I use a Macintosh at home.

At first, it was just a Mac Mini used for the occasional build and test of Juice. Then my PC started flaking out, and I had to pull half of the memory out. Its performance became awful. Unfortunately, at three years old it was too hard to swap out just a few bits: I was going to have to get a whole new machine.

I spent a few months locked up in analysis paralysis over the four digit upgrade whilst also wrangling a five digit kitchen upgrade, planning a six digit forced rebuild on the back of the house, and helping customers figure out seven digit upgrades to their IT environments.

I eventually decided that if I had to choose two items out of good, cheap, and shipping before 2020, I was going to compromise on the price.

That, in combination with accidentally subjecting myself to three contiguous hours in a reality distortion field chasing down a friend’s recommendation that I find out about Time Machine, made for a decision I hadn’t anticipated.

I ended up getting a Mac Pro.

To my surprise, I’ve taken to Mac OS X quickly.
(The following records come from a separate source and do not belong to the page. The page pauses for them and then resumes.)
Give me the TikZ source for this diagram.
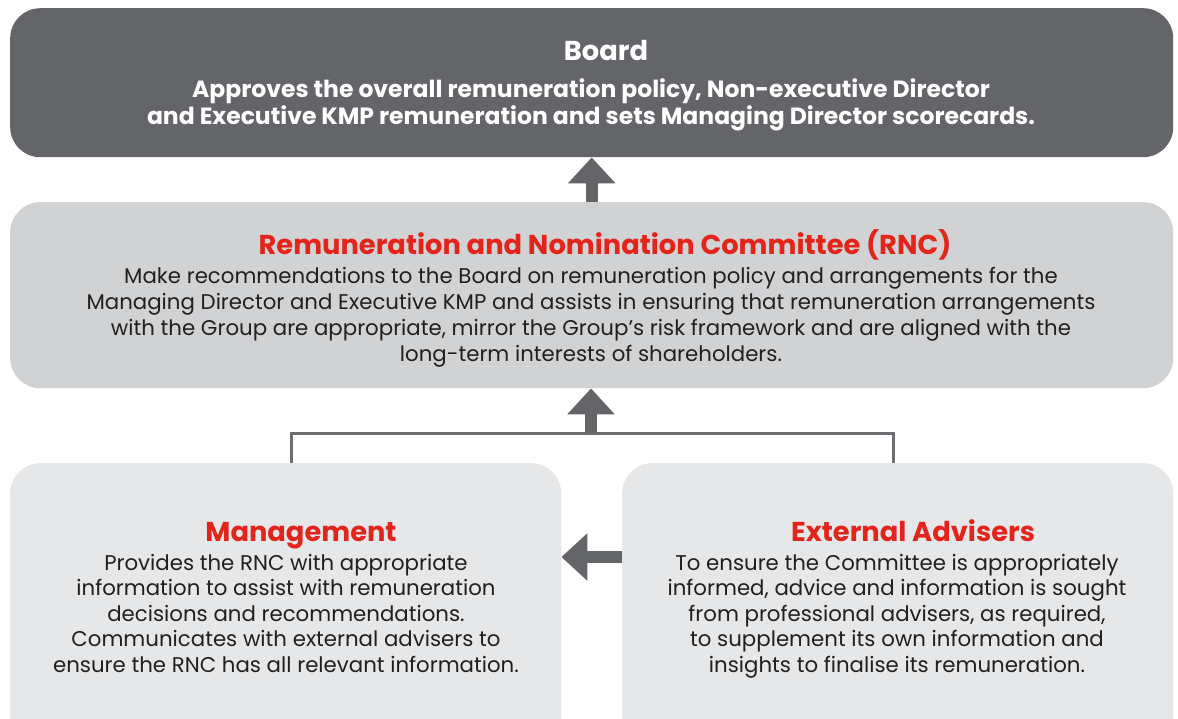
\documentclass[tikz,border=0pt]{standalone}
\usepackage{fontspec}
\setmainfont{Poppins}
\usepackage{xcolor}
\usetikzlibrary{arrows.meta,positioning,calc}
\definecolor{charcoal}{HTML}{646569}
\definecolor{silver}{HTML}{D1D2D4}
\definecolor{fog}{HTML}{E6E7E8}
\definecolor{signal}{HTML}{E3241B}
\definecolor{ink}{HTML}{231F20}
\definecolor{wire}{HTML}{6D6E71}
\tikzset{
  panel/.style={rounded corners=30pt,draw=none,inner sep=0pt,anchor=north west},
  paneld/.style={panel,fill=charcoal},
  panelm/.style={panel,fill=silver},
  panell/.style={panel,fill=fog},
  head/.style={font=\fontsize{27.3}{30}\selectfont\bfseries\color{signal},inner sep=0pt,anchor=base},
  headw/.style={head,color=white},
  body/.style={font=\fontsize{21.3}{25.4}\selectfont\color{ink},align=center,inner sep=0pt,anchor=base},
  bodyw/.style={body,font=\fontsize{23.5}{27}\selectfont\bfseries\color{white}},
  fat/.style={-{Triangle[length=26pt,width=46pt]},line width=12pt,color=charcoal},
  wirel/.style={line width=3pt,color=wire},
}

\begin{document}
\begin{tikzpicture}[x=1pt,y=-1pt]
\clip (0,0) rectangle (1178,719);
\fill[white] (0,0) rectangle (1178,719);
% the four panels
\node[paneld,minimum width=1163pt,minimum height=149pt] (board) at (10,8) {};
\node[panelm,minimum width=1163pt,minimum height=186pt] (rnc) at (10,202) {};
\node[panell,minimum width=551pt,minimum height=300pt] (mgmt) at (10,463) {};
\node[panell,minimum width=551pt,minimum height=300pt] (ext) at (622,463) {};
% texts (multi-line bodies sit on their last baseline)
\node[headw] (boardt) at (606,61) {Board};
\node[bodyw] (boardb) at (591,125) {Approves the overall remuneration policy, Non-executive Director\\and Executive KMP remuneration and sets Managing Director scorecards.};
\node[head] (rnct) at (605,255) {Remuneration and Nomination Committee (RNC)};
\node[body,font=\fontsize{21.3}{25.7}\selectfont\color{ink}] (rncb) at (591,361) {Make recommendations to the Board on remuneration policy and arrangements for the\\Managing Director and Executive KMP and assists in ensuring that remuneration arrangements\\with the Group are appropriate, mirror the Group’s risk framework and are aligned with the\\long-term interests of shareholders.};
\node[head] (mgmtt) at (301,541) {Management};
\node[body] (mgmtb) at (286,672) {Provides the RNC with appropriate\\information to assist with remuneration\\decisions and recommendations.\\Communicates with external advisers to\\ensure the RNC has all relevant information.};
\node[head] (extt) at (913,541) {External Advisers};
\node[body] (extb) at (897,672) {To ensure the Committee is appropriately\\informed, advice and information is sought\\from professional advisers, as required,\\to supplement its own information and\\insights to finalise its remuneration.};
% connectors
\coordinate (join) at (591,433);
\draw[wirel] ([xshift=5.5pt]mgmt.north) |- (join) -| ([xshift=-4.5pt]ext.north);
\draw[fat] (join) -- (join |- rnc.south);
\draw[fat] (rnc.north -| board.south) -- (board.south);
\draw[fat] (ext.west |- 0,557) -- (mgmt.east |- 0,557);
\end{tikzpicture}
\end{document}
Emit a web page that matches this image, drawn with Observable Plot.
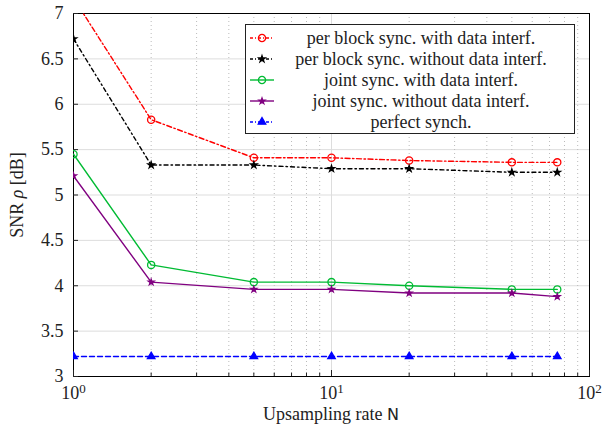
<!DOCTYPE html>
<html><head><meta charset="utf-8">
<script src="https://cdn.jsdelivr.net/npm/d3@7"></script>
<script src="https://cdn.jsdelivr.net/npm/@observablehq/plot@0.6"></script>
<style>body{margin:0;background:#fff}</style>
</head><body><div id="chart"></div>
<script>
const N = [1, 2, 5, 10, 20, 50, 75];
const seriesNames = [
  "per block sync. with data interf.",
  "per block sync. without data interf.",
  "joint sync. with data interf.",
  "joint sync. without data interf.",
  "perfect synch."
];
const perBlockWith    = [7.17, 5.83, 5.41, 5.41, 5.38, 5.36, 5.36];
const perBlockWithout = [6.72, 5.33, 5.33, 5.29, 5.29, 5.25, 5.25];
const jointWith       = [5.45, 4.23, 4.04, 4.04, 4.00, 3.96, 3.96];
const jointWithout    = [5.21, 4.04, 3.96, 3.96, 3.92, 3.92, 3.88];
const perfect         = [3.22, 3.22, 3.22, 3.22, 3.22, 3.22, 3.22];
const yTicks = [3, 3.5, 4, 4.5, 5, 5.5, 6, 6.5, 7];
const xMajor = [1, 10, 100];
const xMinor = [2,3,4,5,6,7,8,9,20,30,40,50,60,70,80,90];

const FONT = "Liberation Serif";
const values = [perBlockWith, perBlockWithout, jointWith, jointWithout, perfect];
const colors = ["#ff0000", "#000000", "#00bb33", "#800080", "#0000ff"];
const dashes = ["5,2.5,1.5,2.5", "4,3,1.5,3", null, null, "5,3"];
const symbols = ["circle", "star", "circle", "star", "triangle"];
const fills = ["none", "#000000", "none", "#800080", "#0000ff"];
const rs = [3.6, 2.0, 3.6, 1.8, 2.8];

const mk = (i) => N.map((n, j) => ({n, v: values[i][j], s: seriesNames[i]}));

const marks = [
  Plot.gridY(yTicks, {stroke: "#dddddd", strokeOpacity: 1}),
  Plot.gridX(xMinor, {stroke: "#bbbbbb", strokeOpacity: 1, strokeDasharray: "1,3"}),
  Plot.gridX([10], {stroke: "#dddddd", strokeOpacity: 1}),
  Plot.frame({stroke: "#000"}),
  Plot.axisY({ticks: yTicks, tickSize: 0, tickPadding: 10, label: null, tickFormat: d => String(d)}),
  Plot.axisY({ticks: yTicks, tickSize: -5, label: null, tickFormat: () => ""}),
  Plot.axisX({ticks: xMajor, tickSize: 0, tickPadding: 10, label: null, tickFormat: d => String(Math.round(Math.log10(d)))}),
  Plot.axisX({ticks: xMajor, tickSize: -6, label: null, tickFormat: () => ""}),
  Plot.axisX({ticks: xMinor, tickSize: -3.5, label: null, tickFormat: () => ""})
];
for (let i = 0; i < 5; i++) {
  marks.push(Plot.line(mk(i), {x: "n", y: "v", stroke: colors[i], strokeWidth: 1.4, strokeDasharray: dashes[i], clip: true}));
  marks.push(Plot.dot(mk(i), {x: "n", y: "v", stroke: colors[i], fill: fills[i], symbol: symbols[i], r: rs[i], strokeWidth: 1.3, clip: true}));
}

const chart = Plot.plot({
  width: 603, height: 430,
  marginLeft: 73, marginRight: 14, marginTop: 13, marginBottom: 54,
  x: {type: "log", domain: [1, 100]},
  y: {domain: [3, 7]},
  style: {fontSize: "18px", background: "#fff", color: "#222"},
  marks
});
document.getElementById("chart").appendChild(chart);

const svg = d3.select(chart);
svg.selectAll("g[aria-label='x-axis tick label'] text").each(function() {
  const t = d3.select(this);
  const e = t.text();
  if (!e) return;
  t.text("10");
  t.append("tspan").attr("dy", "-0.45em").attr("font-size", "13px").text(e);
});

svg.append("text").attr("x", 331).attr("y", 420).attr("text-anchor", "middle")
  .attr("font-size", 18).attr("fill", "#222")
  .call(t => { t.append("tspan").text("Upsampling rate "); t.append("tspan").attr("class", "sans").attr("font-size", 16).text("N"); });
svg.append("text").attr("transform", "translate(23,195) rotate(-90)").attr("text-anchor", "middle")
  .attr("font-size", 18).attr("fill", "#222")
  .call(t => { t.append("tspan").text("SNR "); t.append("tspan").attr("font-style", "italic").text("ρ"); t.append("tspan").text(" [dB]"); });

const lg = svg.append("g");
lg.append("rect").attr("x", 245.5).attr("y", 24.5).attr("width", 329).attr("height", 109)
  .attr("fill", "#fff").attr("stroke", "#222").attr("stroke-width", 1);
const sym = {circle: d3.symbolCircle, star: d3.symbolStar, triangle: d3.symbolTriangle};
seriesNames.forEach((name, i) => {
  const cy = 38 + i * 21;
  lg.append("line").attr("x1", 250).attr("x2", 274).attr("y1", cy).attr("y2", cy)
    .attr("stroke", colors[i]).attr("stroke-width", 1.4).attr("stroke-dasharray", dashes[i] ? "3,2,1,2" : null);
  const area = Math.PI * rs[i] * rs[i];
  lg.append("path").attr("transform", `translate(262,${cy})`)
    .attr("d", d3.symbol(sym[symbols[i]], area)())
    .attr("fill", fills[i]).attr("stroke", colors[i]).attr("stroke-width", 1.3);
  lg.append("text").attr("x", 421).attr("y", cy + 5.5).attr("text-anchor", "middle")
    .attr("font-size", 18).attr("fill", "#222").text(name);
});

// apply serif font directly to every text element
svg.attr("font-family", FONT);
svg.selectAll("text").attr("font-family", FONT);
svg.selectAll("tspan.sans").attr("font-family", "DejaVu Sans");
</script></body></html>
I thought I’d be switching back to XP under Parallels a lot, but so far it hasn’t been necessary: I spend all my time in Aperture and Firefox. I’m already trying to use Expose on my XP based work laptop and wishing it had the Dock.

A Mac Pro might seem overkill for browsing the ‘net, but photo management is already making good use of my investment. Video might even make the beast seem slow, which leads me to another reason I bought the Mac Pro: I don’t want to get painted into another architectural corner like last time.

One of the claimed benefits of the Mac Pro’s more expensive server chipsets is extended system life: server manufacturers would much rather upgrade parts in an existing production line than start from scratch with a new motherboard. It looks like I’ll be able to upgrade to eight cores pretty soon, I can quadruple my memory whenever that becomes affordable, and I sincerely doubt my gaming requirements will stress 16 lanes of PCI Express anytime soon. Bwa ha ha. Which reminds me:

My other important use case was being able to run PC games. Boot Camp has turned out better than I’d hoped. Half Life 2 is so smooth (with full detail!) I’m getting motion sickness if I play too long. I’m looking forward to Portal turning my guts inside out.

Overall, I’m happier with my Mac Pro than I expected to be. A lot of that is thanks to Aperture, about which I’ll definitely be ranting soon, and the rest is due to a solid and easy operating system on some kick-arse hardware I won’t have to fuss with for ages. Life is good.